11 dezembro 2005

Previsibilidade frustrante

Já toda a gente compreendeu que os debates entre candidatos à Presidência da República reflectem meras estratégias de captação de votos, sem qualquer ideia mobilizadora do eleitorado. Percebe-se que Mário Soares jogue na lógica bipolarizadora, promovendo expectativas no que poderá acontecer no debate com Cavaco Silva. Mas essas expectativas só dizem respeito às emoções que o espectáculo pode despertar e pouca influencia terão na decisão do voto. Perdeu-se uma oportunidade única para o PS mobilizar os seus apoiantes em torno dos objectivos do Governo, promovendo um debate sobre o perfil do candidato a apoiar, no contexto dos problemas do país. Poderia ter feito como fizeram os dirigentes das organizações de esquerda em Itália que, tendo presente as eleições do próximo ano, decidiram submeter à votação do conjunto dos seus simpatizantes a escolha do seu candidato. Mas isso não foi feito. Os dirigentes do PS preferiram orientar as suas decisões pelo pragmatismo utilitário-eleitoral e, confiantes no poder da retórica de Mário Soares para vencer Cavaco Silva, decidiram desconsiderar o poeta que sempre desprezou os jogos aparelhistas. Esqueceram que a crise de confiança nos partidos é o reflexo do descrédito da retórica politica e do insuportável espírito aparelhista que faz do partido um grupo de interesses, o que aproveita a alguns poucos, mas frustra a boa-fé de uma grande maioria.
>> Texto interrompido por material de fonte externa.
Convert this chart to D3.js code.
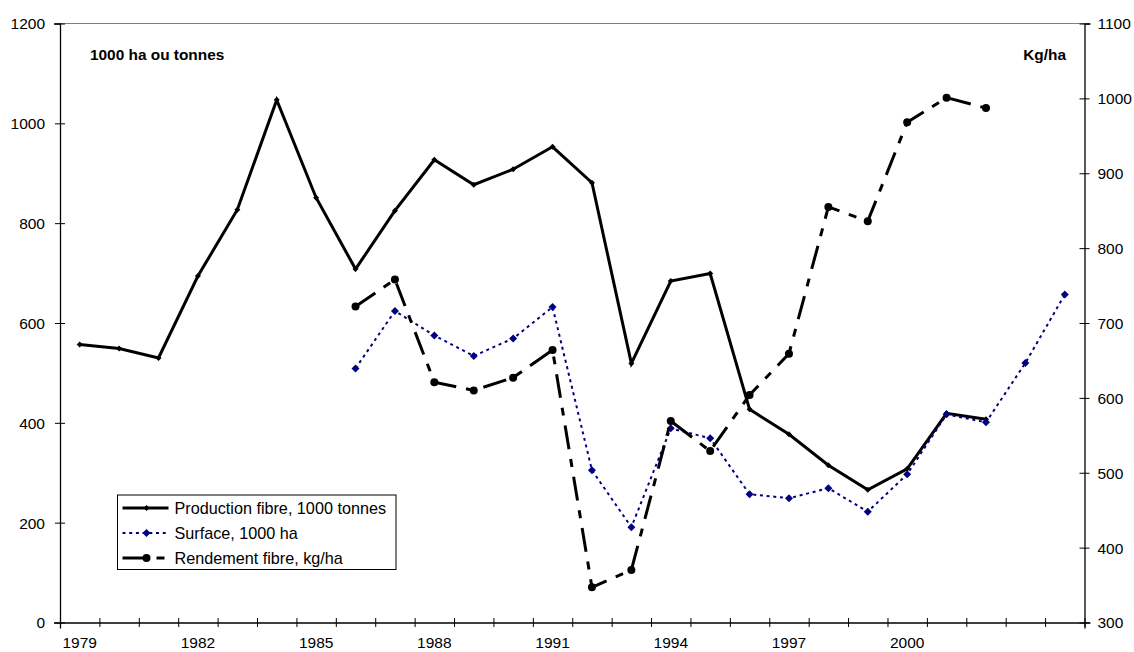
<!DOCTYPE html>
<html>
<head>
<meta charset="utf-8">
<script src="https://cdn.jsdelivr.net/npm/d3@7"></script>
<style>
  body { margin: 0; background: #fff; }
  svg { display: block; font-family: "Liberation Sans", Arial, sans-serif; }
</style>
</head>
<body>
<div id="chart"></div>
<script>
// categories (two trailing empty slots on the axis)
var years = ['1979','1980','1981','1982','1983','1984','1985','1986','1987','1988','1989','1990',
             '1991','1992','1993','1994','1995','1996','1997','1998','1999','2000','2001','2002','2003','2004'];
var tickLabels = ['1979','1982','1985','1988','1991','1994','1997','2000'];
var leftTicks = [0, 200, 400, 600, 800, 1000, 1200];
var rightTicks = [300, 400, 500, 600, 700, 800, 900, 1000, 1100];

// Production fibre, 1000 tonnes : 1979-2002
var production = [557, 549, 530, 694, 827, 1047, 851, 708, 825, 927, 877, 908,
                  953, 881, 519, 684, 699, 427, 377, 315, 266, 308, 419, 407];
// Surface, 1000 ha : 1986-2004
var surfaceYears = years.slice(7);
var surface = [509, 624, 575, 534, 569, 632, 305, 191, 389, 369, 257, 249, 269, 222, 297, 417, 401, 520, 657];
// Rendement fibre, kg/ha : 1986-2002
var rendYears = years.slice(7, 24);
var rendement = [722, 758, 621, 610, 627, 664, 347, 370, 569, 529, 604, 659, 855, 836, 968, 1001, 987];

var seriesNames = ['Production fibre, 1000 tonnes', 'Surface, 1000 ha', 'Rendement fibre, kg/ha'];

var W = 1134, H = 652;
var pLeft = 60, pRight = 1084.5, pTop = 23.5, pBottom = 622.5;

var svg = d3.select('#chart').append('svg')
    .attr('width', W).attr('height', H);

var x = d3.scaleBand().domain(years).range([pLeft, pRight]).padding(0);
var xi = d3.scaleLinear().domain([0, years.length]).range([pLeft, pRight]);
var yL = d3.scaleLinear().domain([0, 1200]).range([pBottom, pTop]);
var yR = d3.scaleLinear().domain([300, 1100]).range([pBottom, pTop]);
var cx = function (yr) { return x(yr) + x.bandwidth() / 2; };

// square diamond (Excel style), half-diagonal h
function diamond(h) {
    return 'M0,' + (-h) + 'L' + h + ',0L0,' + h + 'L' + (-h) + ',0Z';
}

// plot area top border
svg.append('line')
    .attr('x1', pLeft).attr('x2', pRight).attr('y1', pTop).attr('y2', pTop)
    .attr('stroke', '#808080').attr('stroke-width', 1.2);

// left axis
svg.append('g')
    .attr('transform', 'translate(' + pLeft + ',0)')
    .call(d3.axisLeft(yL).tickValues(leftTicks).tickFormat(d3.format('d')))
    .call(function (g) {
        g.attr('font-family', null);
        g.select('.domain').attr('stroke', '#000').attr('stroke-width', 1.3);
        g.selectAll('.tick line').attr('x1', 5).attr('x2', -5).attr('stroke', '#000');
        g.selectAll('.tick text').attr('x', -15).attr('dy', '0.35em')
            .attr('font-size', 15.5).attr('fill', '#000');
    });

// right axis
svg.append('g')
    .attr('transform', 'translate(' + pRight + ',0)')
    .call(d3.axisRight(yR).tickValues(rightTicks).tickFormat(d3.format('d')))
    .call(function (g) {
        g.attr('font-family', null);
        g.select('.domain').attr('stroke', '#000').attr('stroke-width', 1.3);
        g.selectAll('.tick line').attr('x1', -5).attr('x2', 5).attr('stroke', '#000');
        g.selectAll('.tick text').attr('x', 13).attr('dy', '0.35em')
            .attr('font-size', 15.5).attr('fill', '#000');
    });

// bottom axis: boundary ticks
svg.append('g')
    .attr('transform', 'translate(0,' + pBottom + ')')
    .call(d3.axisBottom(xi).tickValues(d3.range(years.length + 1)).tickFormat(''))
    .call(function (g) {
        g.select('.domain').attr('stroke', '#000').attr('stroke-width', 1.3);
        g.selectAll('.tick line').attr('y1', -4.5).attr('y2', 4.5).attr('stroke', '#000');
    });

// bottom axis: category labels
svg.append('g')
    .attr('transform', 'translate(0,' + pBottom + ')')
    .call(d3.axisBottom(x).tickValues(tickLabels).tickSize(0))
    .call(function (g) {
        g.attr('font-family', null);
        g.select('.domain').remove();
        g.selectAll('.tick text').attr('y', 20).attr('dy', '0.35em')
            .attr('font-size', 15.5).attr('fill', '#000');
    });

// unit labels
svg.append('text').attr('x', 90).attr('y', 60)
    .attr('font-size', 15.4).attr('font-weight', 'bold').text('1000 ha ou tonnes');
svg.append('text').attr('x', 1066).attr('y', 60).attr('text-anchor', 'end')
    .attr('font-size', 15.4).attr('font-weight', 'bold').text('Kg/ha');

var styles = [
    { color: '#000', width: 3, dash: null, marker: 'diamond', h: 3 },
    { color: '#000080', width: 2, dash: '3,3.7', marker: 'diamond', h: 4 },
    { color: '#000', width: 3, dash: '24,10,8,10', marker: 'circle', r: 4 }
];

function drawSeries(cats, vals, yScale, st) {
    var pts = cats.map(function (c, i) { return { c: c, v: vals[i] }; });
    var line = d3.line()
        .x(function (d) { return cx(d.c); })
        .y(function (d) { return yScale(d.v); });
    svg.append('path').datum(pts)
        .attr('d', line)
        .attr('fill', 'none')
        .attr('stroke', st.color)
        .attr('stroke-width', st.width)
        .attr('stroke-linejoin', 'miter')
        .attr('stroke-dasharray', st.dash);
    var g = svg.append('g');
    if (st.marker === 'circle') {
        g.selectAll('circle').data(pts).enter().append('circle')
            .attr('cx', function (d) { return cx(d.c); })
            .attr('cy', function (d) { return yScale(d.v); })
            .attr('r', st.r).attr('fill', st.color);
    } else {
        g.selectAll('path').data(pts).enter().append('path')
            .attr('d', diamond(st.h))
            .attr('transform', function (d) { return 'translate(' + cx(d.c) + ',' + yScale(d.v) + ')'; })
            .attr('fill', st.color);
    }
}

drawSeries(years.slice(0, production.length), production, yL, styles[0]);
drawSeries(surfaceYears, surface, yL, styles[1]);
drawSeries(rendYears, rendement, yR, styles[2]);

// legend
var lg = svg.append('g').attr('transform', 'translate(117.5,495)');
lg.append('rect').attr('width', 278.5).attr('height', 74.5)
    .attr('fill', '#fff').attr('stroke', '#000').attr('stroke-width', 1);
seriesNames.forEach(function (name, i) {
    var st = styles[i];
    var yy = 13 + i * 25;
    lg.append('line').attr('x1', 5).attr('x2', 51).attr('y1', yy).attr('y2', yy)
        .attr('stroke', st.color).attr('stroke-width', st.width)
        .attr('stroke-dasharray', st.dash);
    if (st.marker === 'circle') {
        lg.append('circle').attr('cx', 29).attr('cy', yy).attr('r', st.r).attr('fill', st.color);
    } else {
        lg.append('path').attr('d', diamond(st.h))
            .attr('transform', 'translate(29,' + yy + ')').attr('fill', st.color);
    }
    lg.append('text').attr('x', 57).attr('y', yy).attr('dy', '0.35em')
        .attr('font-size', 16.2).text(name);
});
</script>
</body>
</html>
Esqueceram que o pragmatismo utilitário eleitoral tem esvaziado de sentido o conceito de esquerda, levando a que muitos já não acreditem nessa retórica e se perguntem: se, para Mário Soares, o que ontem afirmou já não conta para hoje, será que o que diz hoje contará para amanhã?!....

Esta desconfiança instalou-se e já é difícil fazer crer que a mesma água pode passar três vezes debaixo da mesma ponte. O autismo do PS dividiu o Partido e criou condições para que Cavaco Silva ganhe as eleições na primeira volta. Mas, se for possível um milagre, que seja Manuel Alegre a ir à segunda volta e a ganhar as eleições. Poderá ser que isso obrigue os “donos” do PS a perceber que o autismo político que se alimenta do aparelhismo só tem prejudicado a inserção do PS na sociedade e defraudado a sua base de apoio.